• Instruction: Leave out all pictures. Return exactly the lines from the top of the material through the line containing "y_lim = (0, max(precip_2026".

• Material provided:
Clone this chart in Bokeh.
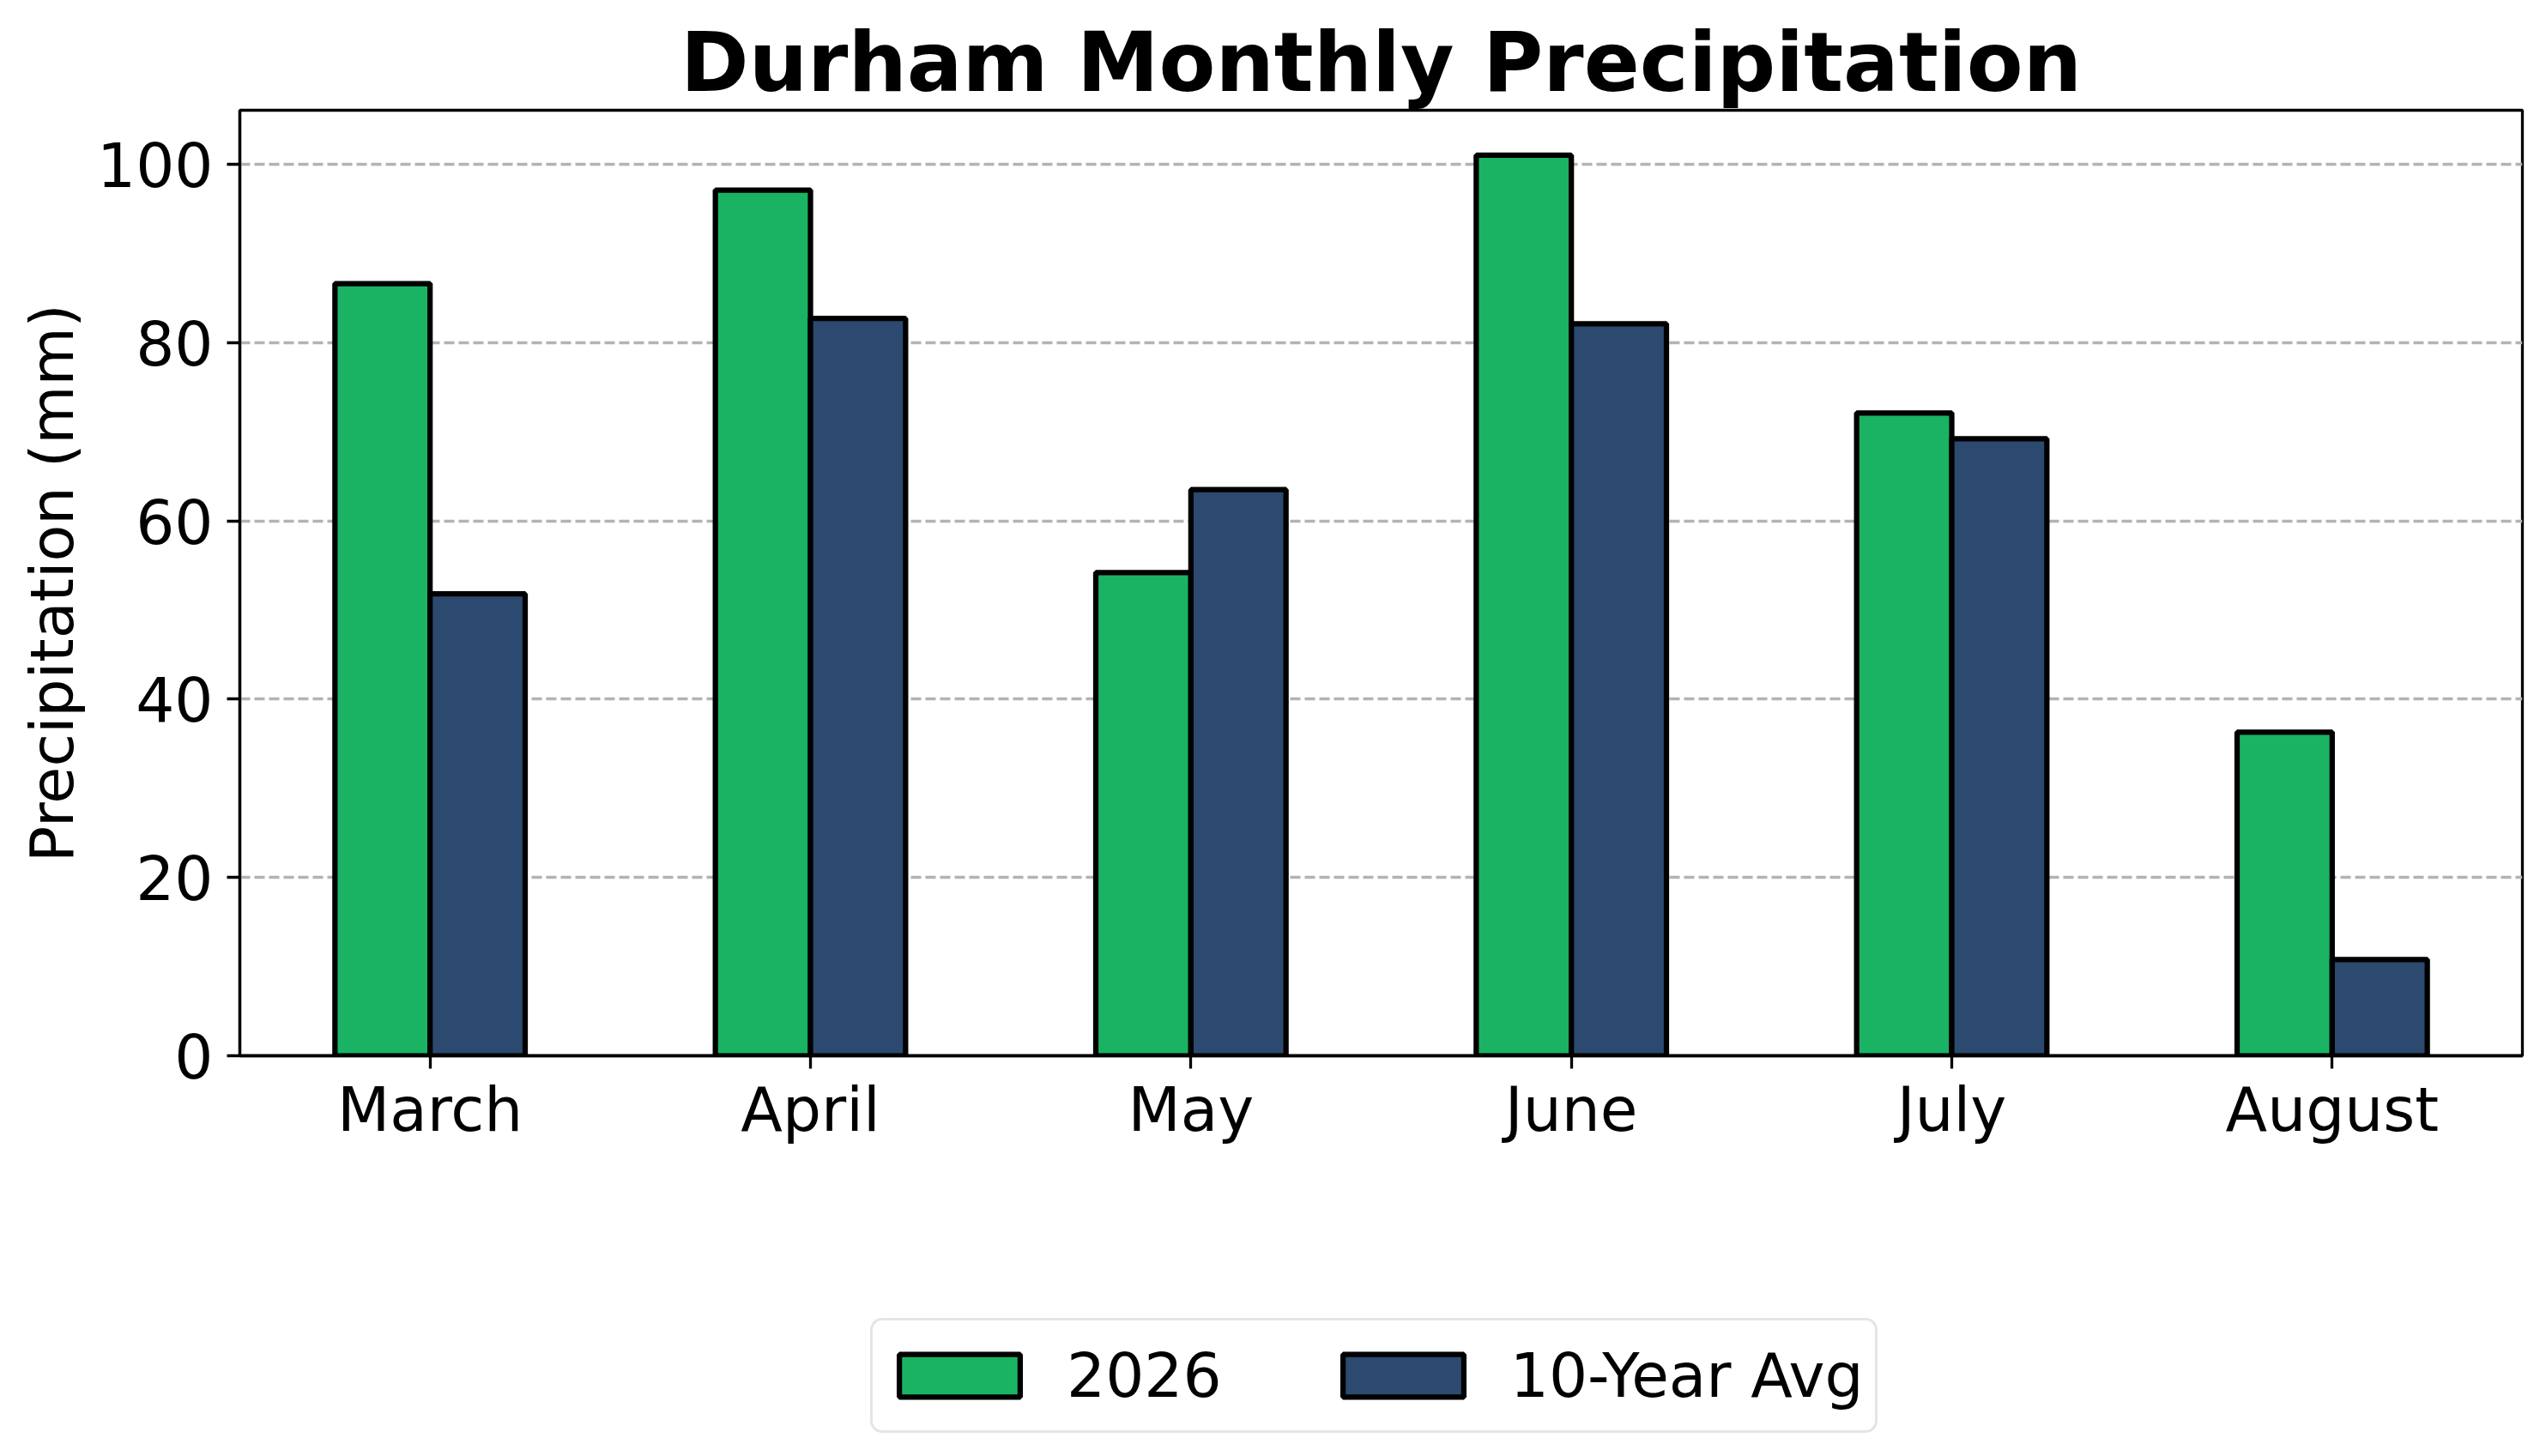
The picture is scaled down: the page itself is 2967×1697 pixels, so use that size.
from bokeh.plotting import figure
from bokeh.models import Range1d, FixedTicker, Legend, LegendItem
from bokeh.layouts import column
from bokeh.embed import file_html
from bokeh.resources import INLINE

months = ["March", "April", "May", "June", "July", "August"]
precip_2026 = [86.6, 97.1, 54.2, 101.0, 72.1, 36.3]
precip_avg10 = [51.8, 82.7, 63.5, 82.1, 69.2, 10.8]
series_labels = ["2026", "10-Year Avg"]
y_ticks = [0, 20, 40, 60, 80, 100]

GREEN = "#1AB364"
BLUE = "#2C4A6F"
FONT = "DejaVu Sans"
bar_w = 0.25

idx = list(range(len(months)))
x_green = [i - bar_w / 2 for i in idx]
x_blue = [i + bar_w / 2 for i in idx]
x_lim = (-0.5, len(months) - 0.5)
y_lim = (0, max(precip_2026 + precip_avg10) * 1.05)

p = figure(width=2951, height=1350, output_backend="svg", toolbar_location=None,
           x_range=Range1d(*x_lim), y_range=Range1d(*y_lim),
           min_border_left=279, min_border_right=12, min_border_top=128,
           min_border_bottom=120)

p.title.text = "Durham Monthly Precipitation"
p.title.text_font = FONT
p.title.text_font_size = "96px"
p.title.text_font_style = "bold"
p.title.align = "center"
p.title.standoff = 0
p.title.text_color = "black"

p.outline_line_color = "black"
p.outline_line_width = 3.3

p.xgrid.grid_line_color = None
p.ygrid.grid_line_color = "#b3b3b3"
p.ygrid.grid_line_width = 3.3
p.ygrid.grid_line_dash = "12 5"
p.ygrid.ticker = FixedTicker(ticks=y_ticks)

r1 = p.vbar(x=x_green, top=precip_2026, width=bar_w, bottom=0,
            fill_color=GREEN, line_color="black", line_width=6.25)
r2 = p.vbar(x=x_blue, top=precip_avg10, width=bar_w, bottom=0,
            fill_color=BLUE, line_color="black", line_width=6.25)

xa = p.xaxis[0]
xa.ticker = FixedTicker(ticks=idx)
xa.major_label_overrides = {i: m for i, m in zip(idx, months)}
xa.minor_tick_line_color = None
xa.major_tick_in = 0
xa.major_tick_out = 15
xa.major_tick_line_width = 3.3
xa.axis_line_width = 3.3
xa.major_label_text_font = FONT
xa.major_label_text_font_size = "71px"
xa.major_label_text_color = "black"
xa.major_label_standoff = 6

ya = p.yaxis[0]
ya.ticker = FixedTicker(ticks=y_ticks)
ya.minor_tick_line_color = None
ya.major_tick_in = 0
ya.major_tick_out = 15
ya.major_tick_line_width = 3.3
ya.axis_line_width = 3.3
ya.major_label_text_font = FONT
ya.major_label_text_font_size = "71px"
ya.major_label_text_color = "black"
ya.major_label_standoff = 16
ya.axis_label = "Precipitation (mm)"
ya.axis_label_text_font = FONT
ya.axis_label_text_font_size = "70px"
ya.axis_label_text_font_style = "normal"
ya.axis_label_text_color = "black"
ya.axis_label_standoff = 8

# Legend lives in a second, axis-less strip below the chart.
# Its legend renderers repeat the series styling but are hidden.
p2 = figure(width=2951, height=331, output_backend="svg", toolbar_location=None,
            x_range=Range1d(*x_lim), y_range=Range1d(*y_lim),
            x_axis_location=None, y_axis_location=None,
            min_border_left=0, min_border_right=0, min_border_top=0, min_border_bottom=0)
p2.outline_line_color = None
p2.xgrid.grid_line_color = None
p2.ygrid.grid_line_color = None
l1 = p2.vbar(x=x_green, top=precip_2026, width=bar_w, bottom=0,
             fill_color=GREEN, line_color="black", line_width=6.25, visible=False)
l2 = p2.vbar(x=x_blue, top=precip_avg10, width=bar_w, bottom=0,
             fill_color=BLUE, line_color="black", line_width=6.25, visible=False)

legend = Legend(items=[LegendItem(label=series_labels[0], renderers=[l1]),
                       LegendItem(label=series_labels[1], renderers=[l2])],
                orientation="horizontal", location=(735, 11))
legend.click_policy = "none"
legend.label_text_font = FONT
legend.label_text_font_size = "71px"
legend.label_text_color = "black"
legend.glyph_width = 176
legend.glyph_height = 62
legend.label_height = 102
legend.padding = 13
legend.spacing = 123
legend.label_standoff = 37
legend.margin = 0
legend.border_line_color = "#cccccc"
legend.border_line_width = 3.3
legend.background_fill_color = "white"
legend.background_fill_alpha = 1.0
if "border_radius" in Legend.properties():
    legend.border_radius = 14
p2.add_layout(legend, "center")

layout = column(p, p2, spacing=0)
open("out.html", "w").write(file_html(layout, INLINE))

• Solution:
Clone this chart in Bokeh.
The picture is scaled down: the page itself is 2967×1697 pixels, so use that size.
from bokeh.plotting import figure
from bokeh.models import Range1d, FixedTicker, Legend, LegendItem
from bokeh.layouts import column
from bokeh.embed import file_html
from bokeh.resources import INLINE

months = ["March", "April", "May", "June", "July", "August"]
precip_2026 = [86.6, 97.1, 54.2, 101.0, 72.1, 36.3]
precip_avg10 = [51.8, 82.7, 63.5, 82.1, 69.2, 10.8]
series_labels = ["2026", "10-Year Avg"]
y_ticks = [0, 20, 40, 60, 80, 100]

GREEN = "#1AB364"
BLUE = "#2C4A6F"
FONT = "DejaVu Sans"
bar_w = 0.25

idx = list(range(len(months)))
x_green = [i - bar_w / 2 for i in idx]
x_blue = [i + bar_w / 2 for i in idx]
x_lim = (-0.5, len(months) - 0.5)
y_lim = (0, max(precip_2026 + precip_avg10) * 1.05)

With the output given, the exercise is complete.